'You speak a language that I understand not.' Hermione's words to Leontes in The Winter's Tale are likely to ring true with many people reading or watching Shakespeare's plays today. For decades, people have been studying Shakespeare's life and times, and in recent years there has been a renewed surge of interest into aspects of his language. So how can we better understand Shakespeare? How did he manipulate language to produce such an unrivalled body of work, which has enthralled generations both as theatre and as literature? David Crystal addresses these and many other questions in this lively and original introduction to Shakespeare's language.

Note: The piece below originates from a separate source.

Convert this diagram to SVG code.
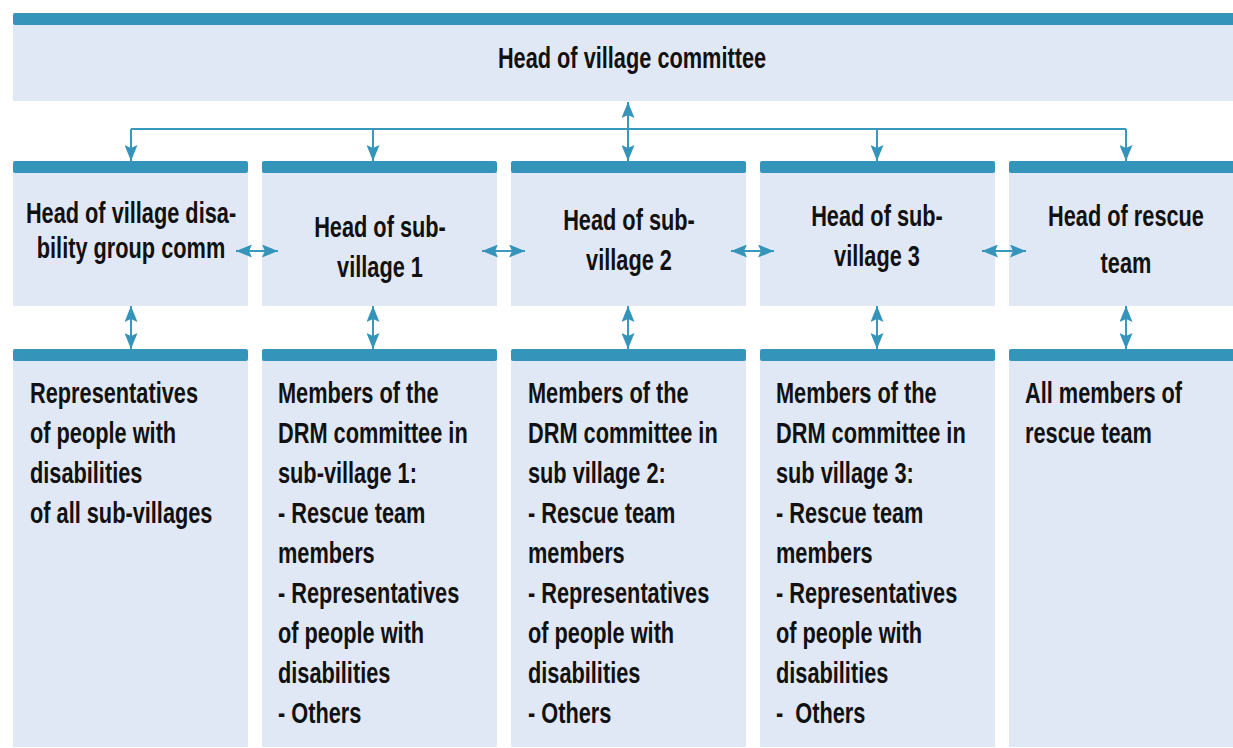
<svg xmlns="http://www.w3.org/2000/svg" width="1233" height="748" viewBox="0 0 1233 748">
<style>
.body{fill:#e1e8f5}
.bar{fill:#3494b9}
.t{font-family:"Liberation Sans",Arial,sans-serif;font-weight:bold;font-size:29px;fill:#111}
.c{text-anchor:middle}
.conn{stroke:#3a97bd;stroke-width:2;fill:none}
</style>
<defs>
<marker id="ah" markerUnits="userSpaceOnUse" markerWidth="16" markerHeight="13" refX="16" refY="6.5" orient="auto-start-reverse" viewBox="0 0 16 13">
<path d="M0,0 L16,6.5 L0,13 L3,6.5 Z" fill="#3494b9"/>
</marker>
</defs>

<g id="node-top">
<rect class="body" x="13" y="24" width="1220" height="77"/>
<rect class="bar" x="13" y="13" width="1225" height="12" rx="2"/>
<g transform="translate(632,0) scale(0.75,1)"><text class="t c" x="0" y="68">Head of village committee</text></g>
</g>

<g id="node-h1">
<rect class="body" x="13" y="172" width="235" height="134"/>
<rect class="bar" x="13" y="161" width="235" height="12" rx="2"/>
<g transform="translate(131,0) scale(0.75,1)"><text class="t c" x="0" y="223">Head of village disa-</text><text class="t c" x="0" y="258">bility group comm</text></g>
</g>
<g id="node-h2">
<rect class="body" x="262" y="172" width="235" height="134"/>
<rect class="bar" x="262" y="161" width="235" height="12" rx="2"/>
<g transform="translate(380,0) scale(0.75,1)"><text class="t c" x="0" y="237">Head of sub-</text><text class="t c" x="0" y="277">village 1</text></g>
</g>
<g id="node-h3">
<rect class="body" x="511" y="172" width="235" height="134"/>
<rect class="bar" x="511" y="161" width="235" height="12" rx="2"/>
<g transform="translate(629,0) scale(0.75,1)"><text class="t c" x="0" y="230">Head of sub-</text><text class="t c" x="0" y="270">village 2</text></g>
</g>
<g id="node-h4">
<rect class="body" x="760" y="172" width="235" height="134"/>
<rect class="bar" x="760" y="161" width="235" height="12" rx="2"/>
<g transform="translate(877,0) scale(0.75,1)"><text class="t c" x="0" y="226">Head of sub-</text><text class="t c" x="0" y="266">village 3</text></g>
</g>
<g id="node-h5">
<rect class="body" x="1009" y="172" width="235" height="134"/>
<rect class="bar" x="1009" y="161" width="235" height="12" rx="2"/>
<g transform="translate(1126,0) scale(0.75,1)"><text class="t c" x="0" y="226">Head of rescue</text><text class="t c" x="0" y="273">team</text></g>
</g>

<g id="node-m1">
<rect class="body" x="13" y="360" width="235" height="387"/>
<rect class="bar" x="13" y="349" width="235" height="12" rx="2"/>
<g transform="translate(30,0) scale(0.75,1)">
<text class="t" x="0" y="403">Representatives</text>
<text class="t" x="0" y="443">of people with</text>
<text class="t" x="0" y="483">disabilities</text>
<text class="t" x="0" y="523">of all sub-villages</text>
</g>
</g>
<g id="node-m2">
<rect class="body" x="262" y="360" width="235" height="387"/>
<rect class="bar" x="262" y="349" width="235" height="12" rx="2"/>
<g transform="translate(278,0) scale(0.75,1)">
<text class="t" x="0" y="403">Members of the</text>
<text class="t" x="0" y="443">DRM committee in</text>
<text class="t" x="0" y="483">sub-village 1:</text>
<text class="t" x="0" y="523">- Rescue team</text>
<text class="t" x="0" y="563">members</text>
<text class="t" x="0" y="603">- Representatives</text>
<text class="t" x="0" y="643">of people with</text>
<text class="t" x="0" y="683">disabilities</text>
<text class="t" x="0" y="723">- Others</text>
</g>
</g>
<g id="node-m3">
<rect class="body" x="511" y="360" width="235" height="387"/>
<rect class="bar" x="511" y="349" width="235" height="12" rx="2"/>
<g transform="translate(528,0) scale(0.75,1)">
<text class="t" x="0" y="403">Members of the</text>
<text class="t" x="0" y="443">DRM committee in</text>
<text class="t" x="0" y="483">sub village 2:</text>
<text class="t" x="0" y="523">- Rescue team</text>
<text class="t" x="0" y="563">members</text>
<text class="t" x="0" y="603">- Representatives</text>
<text class="t" x="0" y="643">of people with</text>
<text class="t" x="0" y="683">disabilities</text>
<text class="t" x="0" y="723">- Others</text>
</g>
</g>
<g id="node-m4">
<rect class="body" x="760" y="360" width="235" height="387"/>
<rect class="bar" x="760" y="349" width="235" height="12" rx="2"/>
<g transform="translate(776,0) scale(0.75,1)">
<text class="t" x="0" y="403">Members of the</text>
<text class="t" x="0" y="443">DRM committee in</text>
<text class="t" x="0" y="483">sub village 3:</text>
<text class="t" x="0" y="523">- Rescue team</text>
<text class="t" x="0" y="563">members</text>
<text class="t" x="0" y="603">- Representatives</text>
<text class="t" x="0" y="643">of people with</text>
<text class="t" x="0" y="683">disabilities</text>
<text class="t" x="0" y="723" xml:space="preserve">-  Others</text>
</g>
</g>
<g id="node-m5">
<rect class="body" x="1009" y="360" width="235" height="387"/>
<rect class="bar" x="1009" y="349" width="235" height="12" rx="2"/>
<g transform="translate(1025,0) scale(0.75,1)">
<text class="t" x="0" y="403">All members of</text>
<text class="t" x="0" y="443">rescue team</text>
</g>
</g>

<g id="connectors" class="conn">
<path d="M131,129 H1126"/>
<path d="M131,129 V161" marker-end="url(#ah)"/>
<path d="M373,129 V161" marker-end="url(#ah)"/>
<path d="M877,129 V161" marker-end="url(#ah)"/>
<path d="M1126,129 V161" marker-end="url(#ah)"/>
<path d="M628,102 V161" marker-start="url(#ah)" marker-end="url(#ah)"/>
<path d="M236,251 H278" marker-start="url(#ah)" marker-end="url(#ah)"/>
<path d="M482,251 H525" marker-start="url(#ah)" marker-end="url(#ah)"/>
<path d="M731,251 H774" marker-start="url(#ah)" marker-end="url(#ah)"/>
<path d="M982,251 H1026" marker-start="url(#ah)" marker-end="url(#ah)"/>
<path d="M131,306 V349" marker-start="url(#ah)" marker-end="url(#ah)"/>
<path d="M373,306 V349" marker-start="url(#ah)" marker-end="url(#ah)"/>
<path d="M628,306 V349" marker-start="url(#ah)" marker-end="url(#ah)"/>
<path d="M877,306 V349" marker-start="url(#ah)" marker-end="url(#ah)"/>
<path d="M1126,306 V349" marker-start="url(#ah)" marker-end="url(#ah)"/>
</g>
</svg>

Covering in turn the five main dimensions of language structure - writing system, pronunciation, grammar, vocabulary, and conversational style - the book shows how examining these linguistic 'nuts and bolts' can help us achieve a greater appreciation of Shakespeare's linguistic creativity.
Table of Contents
1. 'You speak a language that I understand not': myths and realities; 2. 'Now, sir, what is your text?': knowing the sources; 3. 'In print I found it': Shakespeare graphology; 4. 'Know my stops': Shakespearean punctuation; 5. 'Speak the speech': Shakespearean phonology; 6. 'Trippingly upon the tongue': Shakespearean pronunciation; 7. 'Think on my words': Shakespearean vocabulary; 8. 'Talk of a noun and a verb': Shakespearean grammar; 9. 'Hear sweet discourse': Shakespearean conversation; Epilogue: 'Your daring tongue': Shakespearean creativity; Appendix: an A-to-Z of Shakespeare's false friends.
David Crystal is a writer, editor, lecturer and broadcaster. He is Honorary Professor of Linguistics at the University of Bangor.